Today, Israel’s defense establishment is facing a new challenge in the Gaza Strip. Hamas’ status is deteriorating, the Palestinian street is applying enormous pressure on the movement and its leaders are fighting to maintain their rule. Other groups such as Islamic Jihad and the Popular Resistance Committees are exploiting this weakness to launch rocket attacks against Israel. In this case, too, using weapons of elimination on a daily basis could prove to be a double-edged sword, adding fuel to the fire and encouraging even more terrorist attacks against Israel.
Israel must act wisely and not switch back to an impulsive policy of aerial eliminations. Israel has an interest in keeping the Hamas regime in place, because the alternatives could well be worse, and Israel has no interest right now in a large-scale operation in the Gaza Strip. Given the current international situation, with boycotts against Israel pouring in from every imaginable direction, the last thing that Prime Minister Benjamin Netanyahu wants is pictures of Palestinian civilians in the Gaza Strip harmed by Israeli air force jets or ground attacks. In its current situation, while Hamas has not yet decided whether it wants to escalate affairs, a renewed Israeli policy of eliminations could certainly propel the movement to increase the level of violence.

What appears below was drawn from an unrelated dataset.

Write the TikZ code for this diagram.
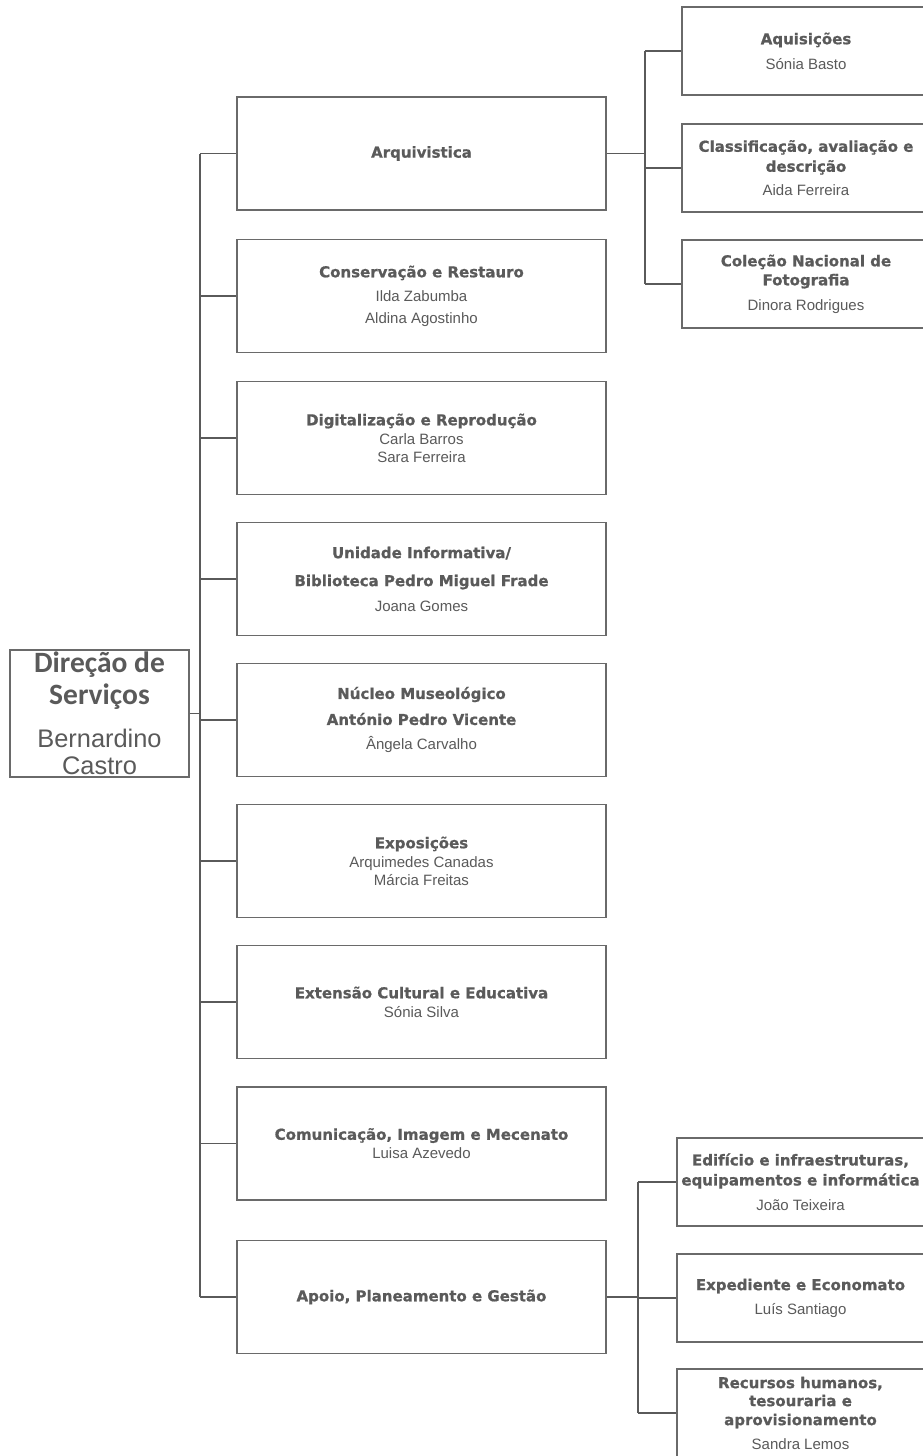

Over the last few years, but especially since Israel and Hamas negotiated the release of kidnapped Israeli soldier Gilad Shalit in October 2011, both public and secret channels of communication have been opened between the two sides. Instead of slipping into another round of conflict, the parties should use those channels to prevent the next military operation and reach understandings that will put an end to the rocket fire targeting Israel.